Joshua Walker, 44, was sentenced by U.S District Howard F. Sachs to seven years in federal prison without parole. The court also ordered Walker to pay $212,998 in restitution.
On July 10, 2019, Walker pleaded guilty to his role in the conspiracy to transport stolen vehicles across state lines and to being a felon in possession of a firearm.
Walker admitted that he participated in a conspiracy from Dec. 1, 2015, to Feb. 2, 2016, to steal at least 10 high-end sport utility vehicles and pick-up trucks from three out-of-state auto dealerships and deliver them to Kansas City.
Co-defendant Timothy Hood, 38, of Kansas City, pleaded guilty to his role in the conspiracy and was sentenced on Aug. 6, 2019, to three years and 10 months in federal prison without parole.
Hood and co-conspirators organized small groups to steal 10 vehicles, worth approximately $710,933, from three dealerships in Nebraska and Iowa. Hood affixed fraudulent vehicle identification numbers (VINs) onto the dashboard of the stolen vehicles. Many of the fraudulent VINs used during the conspiracy were true VINs from other vehicles owned by car dealerships and were utilized so that the stolen vehicles would be difficult to trace and could be sold on the black market.
On Jan. 12, 2016, Walker was stopped by police while driving one of the stolen vehicles, a 2015 GMC Sierra. The VIN affixed on the dashboard was fraudulent.
On Jan. 6, 2019, Kansas City police officers saw Walker driving a stolen 2019 Ford F-150. When Walker parked and got out of the truck, he was arrested by officers due to a warrant for a felony probation violation. One of the officers saw a loaded Glock .40-caliber firearm with an extended magazine in the driver’s side door pocket of Walker’s vehicle.
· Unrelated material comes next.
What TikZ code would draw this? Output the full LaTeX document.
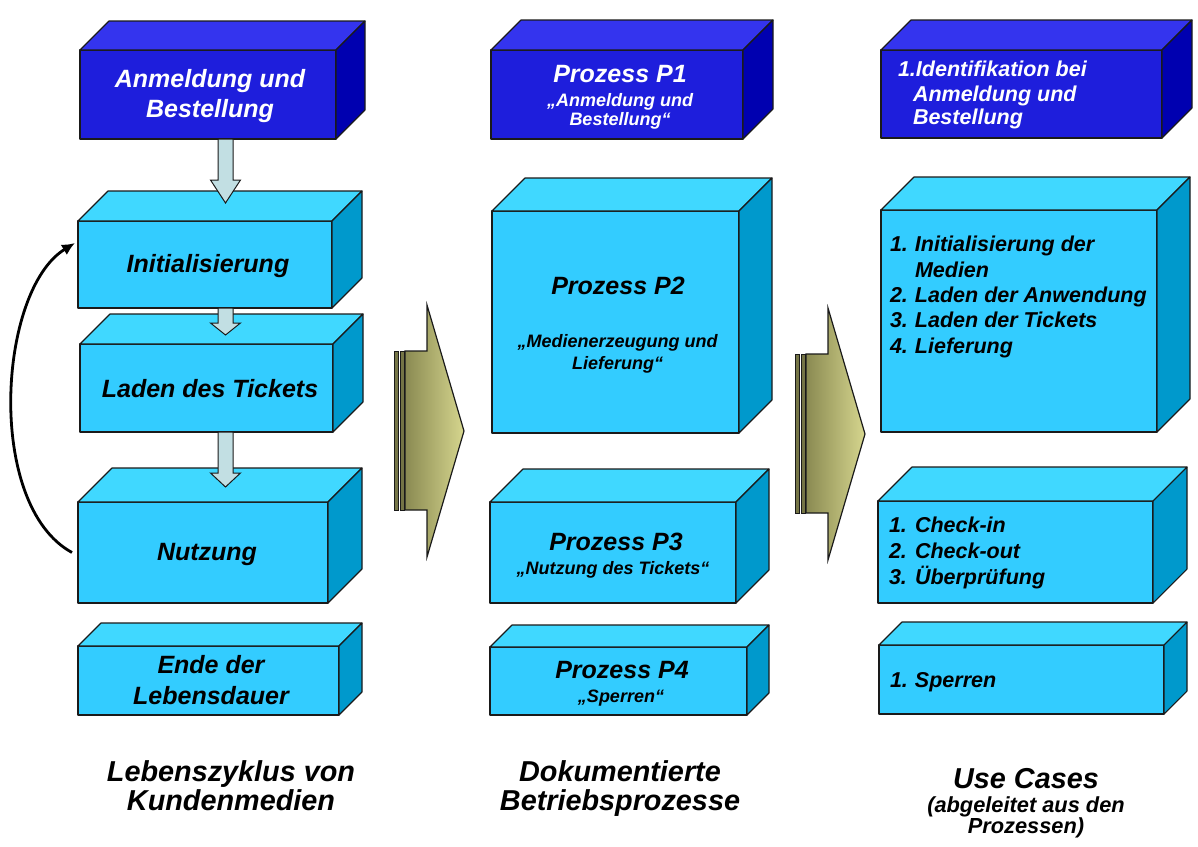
\documentclass[tikz,border=0pt]{standalone}
\usepackage{fontspec}
\setmainfont{Liberation Sans}
\usetikzlibrary{arrows.meta,calc}
\definecolor{ltfront}{HTML}{33CCFF}
\definecolor{lttop}{HTML}{40D8FF}
\definecolor{ltside}{HTML}{0099CC}
\definecolor{dkfront}{HTML}{1E1EDC}
\definecolor{dktop}{HTML}{3434EE}
\definecolor{dkside}{HTML}{0000B0}
\definecolor{flowfill}{HTML}{C2DFE3}
\definecolor{olivedark}{HTML}{8A8A52}
\definecolor{olivelight}{HTML}{EEEE9A}
\definecolor{olivemid}{HTML}{D6D68E}
\definecolor{edge}{HTML}{1A1A1A}
\newcommand\fsz[2]{\fontsize{#1}{#2}\selectfont}
\newcommand\cuboid[7]{%
  \node[#7F, minimum width={(#4-#2)*1pt}, minimum height={(#5-#3)*1pt}] (#1) at (#2,#3) {};
  \path[#7T] (#1.north west) -- ++(#6,-#6) -- ++({#4-#2},0) -- (#1.north east) -- cycle;
  \path[#7S] (#1.north east) -- ++(#6,-#6) -- ++(0,{#5-#3}) -- (#1.south east) -- cycle;
}
\tikzset{
  face/.style={draw=edge, line width=1.1pt, line join=round},
  ltF/.style={face, fill=ltfront, anchor=north west, inner sep=0pt, outer sep=0pt},
  ltT/.style={face, fill=lttop},
  ltS/.style={face, fill=ltside},
  dkF/.style={face, fill=dkfront, anchor=north west, inner sep=0pt, outer sep=0pt},
  dkT/.style={face, fill=dktop},
  dkS/.style={face, fill=dkside},
  txt/.style={inner sep=0pt, outer sep=0pt},
  big/.style={txt, font=\bfseries\itshape\fsz{25}{30}},
  sub/.style={txt, font=\bfseries\itshape\fsz{18}{20}},
  item/.style={txt, anchor=base west, font=\bfseries\itshape\fsz{21.5}{25}},
  title/.style={txt, align=center, font=\bfseries\itshape\fsz{28.8}{29}},
  flow/.style={draw=edge, line width=1pt, fill=flowfill, line join=miter},
  bigarr/.style={draw=edge, line width=1.2pt, line join=miter, left color=olivedark, middle color=olivelight, right color=olivemid},
  stripe/.style={draw=edge, line width=0.9pt, fill=olivedark!85!black},
  loopline/.style={draw=black, line width=2.8pt, -{Latex[length=13pt,width=12pt]}},
}
\begin{document}
\begin{tikzpicture}[x=1pt, y=-1pt]
\useasboundingbox (0,0) rectangle (1198,846);
% left column
\cuboid{anm}{80}{50}{336}{139}{29}{dk}
\cuboid{init}{78}{221}{332}{308}{30}{lt}
\cuboid{lade}{80}{344}{333}{432}{30}{lt}
\cuboid{nutz}{78}{502}{328}{603}{34}{lt}
\cuboid{ende}{78}{646}{339}{715}{23}{lt}
% middle column
\cuboid{pa}{491}{50}{743}{139}{30}{dk}
\cuboid{pb}{492}{211}{739}{433}{33}{lt}
\cuboid{pc}{490}{502}{736}{603}{33}{lt}
\cuboid{pd}{490}{647}{747}{715}{22}{lt}
% right column
\cuboid{ua}{881}{50}{1162}{138}{30}{dk}
\cuboid{ub}{881}{210}{1157}{432}{33}{lt}
\cuboid{uc}{878}{501}{1153}{603}{34}{lt}
\cuboid{ud}{879}{645}{1164}{714}{23}{lt}
% small flow arrows
\draw[flow] ($(anm.south)+(10,0)$) -- ++(15,0) -- ++(0,41) -- ++(7.5,0) -- ++(-15,23) -- ++(-15,-23) -- ++(7.5,0) -- cycle;
\draw[flow] ($(init.south)+(13,0)$) -- ++(15,0) -- ++(0,15) -- ++(7.5,0) -- ++(-15,12) -- ++(-15,-12) -- ++(7.5,0) -- cycle;
\draw[flow] ($(lade.south)+(11.5,0)$) -- ++(15,0) -- ++(0,41) -- ++(7.5,0) -- ++(-15,14) -- ++(-15,-14) -- ++(7.5,0) -- cycle;
% loop arrow
\draw[loopline] ($(nutz.west)+(-6,0)$) .. controls (-15,505) and (-2,290) .. ($(init.west)+(-3,-21.5)$);
% big striped arrows
\foreach \dx/\dy in {0/0, 401/3}{
  \begin{scope}[shift={(\dx,\dy)}]
    \draw[stripe] (394,351) rectangle (398,510);
    \draw[stripe] (400,351) rectangle (404,510);
    \draw[bigarr] (405,351) -- (427,351) -- (427,305) -- (464,431) -- (427,557) -- (427,510) -- (405,510) -- cycle;
  \end{scope}
}
% texts left
\node[big, white, align=center] (tanm) at (210,96) {Anmeldung und\\Bestellung};
\node[big, anchor=base] (tinit) at (208,272) {Initialisierung};
\node[big, anchor=base] (tlade) at (210,397) {Laden des Tickets};
\node[big, anchor=base] (tnutz) at (207,560) {Nutzung};
\node[big, align=center, font=\bfseries\itshape\fsz{25}{31}] (tende) at (211,680) {Ende der\\Lebensdauer};
\node[title] (tleft) at (231,786) {Lebenszyklus von\\Kundenmedien};
% texts middle
\node[big, white, anchor=base] (tpa) at (620,82) {Prozess P1};
\node[sub, white, align=center, font=\bfseries\itshape\fsz{18}{19}] (spa) at (620,111) {„Anmeldung und\\Bestellung“};
\node[big, anchor=base] (tpb) at (618,294) {Prozess P2};
\node[sub, align=center, font=\bfseries\itshape\fsz{18}{22}] (spb) at (617.5,353.5) {„Medienerzeugung und\\Lieferung“};
\node[big, anchor=base] (tpc) at (616,550) {Prozess P3};
\node[sub, anchor=base] (spc) at (613,574) {„Nutzung des Tickets“};
\node[big, anchor=base] (tpd) at (622,678) {Prozess P4};
\node[sub, anchor=base] (spd) at (621,702) {„Sperren“};
\node[title] (tmid) at (620,789) {Dokumentierte\\Betriebsprozesse};
% texts right
\node[item, white, font=\bfseries\itshape\fsz{21.5}{24}] (uaa) at (898,76) {1.Identifikation bei};
\node[item, white, font=\bfseries\itshape\fsz{21.5}{24}] (uab) at (913,101) {Anmeldung und};
\node[item, white, font=\bfseries\itshape\fsz{21.5}{24}] (uac) at (913,124) {Bestellung};
\node[item] (uba) at (890,251) {\makebox[25pt][l]{1.}Initialisierung der};
\node[item] (ubb) at (915,277) {Medien};
\node[item] (ubc) at (890,302) {\makebox[25pt][l]{2.}Laden der Anwendung};
\node[item] (ubd) at (890,327) {\makebox[25pt][l]{3.}Laden der Tickets};
\node[item] (ube) at (890,353) {\makebox[25pt][l]{4.}Lieferung};
\node[item] (uca) at (889,532) {\makebox[26pt][l]{1.}Check-in};
\node[item] (ucb) at (889,558) {\makebox[26pt][l]{2.}Check-out};
\node[item] (ucc) at (889,584) {\makebox[26pt][l]{3.}Überprüfung};
\node[item] (uda) at (890,687) {\makebox[25pt][l]{1.}Sperren};
\node[title, anchor=base] (tuc) at (1026,788) {Use Cases};
\node[txt, align=center, font=\bfseries\itshape\fsz{21.8}{20}] (tuc2) at (1026,817.5) {(abgeleitet aus den\\Prozessen)};
\end{tikzpicture}
\end{document}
Under federal law, it is illegal for anyone who has been convicted of a felony to be in possession of any firearm or ammunition. Walker has been convicted in 16 felony cases, including a 2003 case for being a felon in possession of a firearm. After serving his federal sentence in that case, according to court documents, Walker was revoked twice for violating the terms of his supervised release.
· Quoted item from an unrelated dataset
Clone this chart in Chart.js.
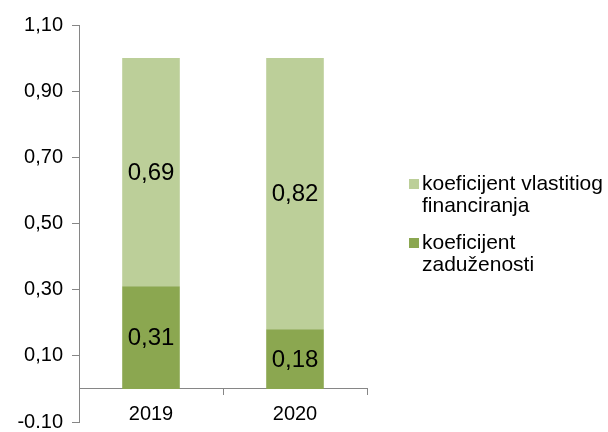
<!DOCTYPE html>
<html>
<head>
<meta charset="utf-8">
<script src="https://cdn.jsdelivr.net/npm/chart.js@4/dist/chart.umd.min.js"></script>
<style>
  body { margin: 0; background: #fff; }
  #wrap { position: relative; width: 608px; height: 432px; }
  #legend { position: absolute; left: 409px; top: 172px; font-family: "Liberation Sans", Arial, sans-serif; font-size: 21px; line-height: 22px; color: #000; }
  .item { position: relative; padding-left: 13px; margin-bottom: 15px; }
  .box { position: absolute; left: 0; top: 7px; width: 10px; height: 10px; }
</style>
</head>
<body>
<div id="wrap">
  <canvas id="chart" width="608" height="432"></canvas>
  <div id="legend"></div>
</div>
<script>
// podaci
const godine = ["2019", "2020"];
const zaduzenost = [0.31, 0.18];
const vlastito = [0.69, 0.82];
const nazivi = ["koeficijent zaduženosti", "koeficijent vlastitiog financiranja"];
const boje = ["rgb(139,167,80)", "rgb(188,207,153)"];
const yMin = -0.1, yMax = 1.1, yStep = 0.2;

const font = "'Liberation Sans', Arial, sans-serif";
const sivo = "#868686";

function zarez(v) {
    return v.toFixed(2).replace('.', ',');
}

// oznake vrijednosti u stupcima
const oznake = {
    id: 'oznake',
    afterDatasetsDraw(chart) {
        const ctx = chart.ctx;
        ctx.save();
        ctx.font = "24px " + font;
        ctx.fillStyle = "#000";
        ctx.textAlign = "center";
        ctx.textBaseline = "middle";
        chart.data.datasets.forEach((ds, i) => {
            chart.getDatasetMeta(i).data.forEach((bar, j) => {
                ctx.fillText(zarez(ds.data[j]), bar.x, (bar.y + bar.base) / 2 + 1);
            });
        });
        ctx.restore();
    }
};

const ctx = document.getElementById("chart").getContext("2d");
const grafikon = new Chart(ctx, {
    type: 'bar',
    data: {
        labels: godine,
        datasets: [{
            label: nazivi[0],
            data: zaduzenost,
            backgroundColor: boje[0],
            barPercentage: 0.4,
            categoryPercentage: 1
        },
        {
            label: nazivi[1],
            data: vlastito,
            backgroundColor: boje[1],
            barPercentage: 0.4,
            categoryPercentage: 1
        }]
    },
    options: {
        responsive: false,
        animation: false,
        layout: { padding: { top: 25, right: 241, left: 0, bottom: 10 } },
        plugins: {
            legend: { display: false },
            tooltip: { enabled: false }
        },
        scales: {
            x: {
                stacked: true,
                position: { y: 0 },
                grid: { offset: true, drawOnChartArea: false, tickLength: 6, color: sivo },
                border: { color: sivo },
                ticks: { color: "#000", font: { family: font, size: 20 }, padding: 8 },
                afterFit: (s) => { s.height = 10; s.paddingLeft = 0; s.paddingRight = 0; }
            },
            y: {
                stacked: true,
                min: yMin,
                max: yMax,
                grid: { drawOnChartArea: false, tickLength: 7, color: sivo },
                border: { color: sivo },
                ticks: {
                    stepSize: yStep,
                    color: "#000",
                    font: { family: font, size: 20 },
                    padding: 9,
                    callback: (v) => (v < 0 ? v.toFixed(2) : zarez(v))
                },
                afterFit: (s) => { s.width = 79; s.paddingTop = 0; s.paddingBottom = 0; }
            }
        }
    },
    plugins: [oznake]
});

// legenda
const legenda = document.getElementById("legend");
[1, 0].forEach((i) => {
    const red = document.createElement("div");
    red.className = "item";
    red.innerHTML = '<span class="box" style="background:' + boje[i] + '"></span>' + nazivi[i].replace(/^koeficijent /, 'koeficijent<br>').replace('koeficijent<br>vlastitiog', 'koeficijent vlastitiog');
    legenda.appendChild(red);
});
</script>
</body>
</html>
On Sept. 22, 2016, Hood was pulled over for a traffic infraction while he was driving one of the stolen vehicles with a fraudulent VIN. Investigators searched Hood’s laptop, which was in the vehicle. The computer contained scanned images of templates for temporary Kansas license plates, insurance cards, notary stamps, bills of sale, release of liens, and bar code labels of VINs. The search of the computer also revealed searches of legitimate VINs that were fraudulently used or affixed to other stolen vehicles in this case.
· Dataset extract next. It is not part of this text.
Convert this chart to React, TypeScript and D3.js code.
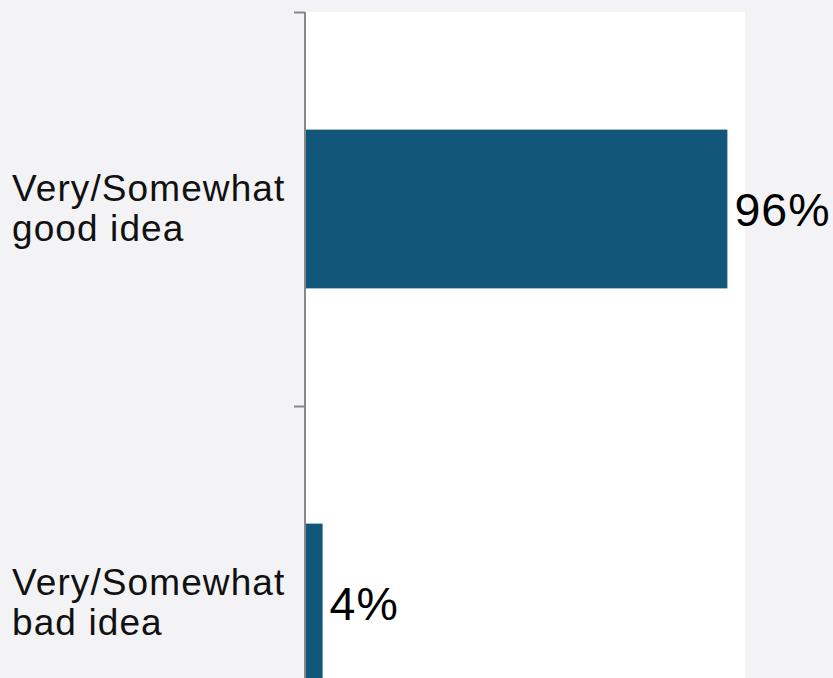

All of the stolen vehicles have been recovered by law enforcement officers and sold as salvage. Two of the stolen vehicles were recovered at the residence of Hood’s girlfriend.
This case was prosecuted by Assistant U.S. Attorney Brent Venneman. It was investigated by the FBI, the Kansas City, Mo., Police Department, and the Missouri State Highway Patrol.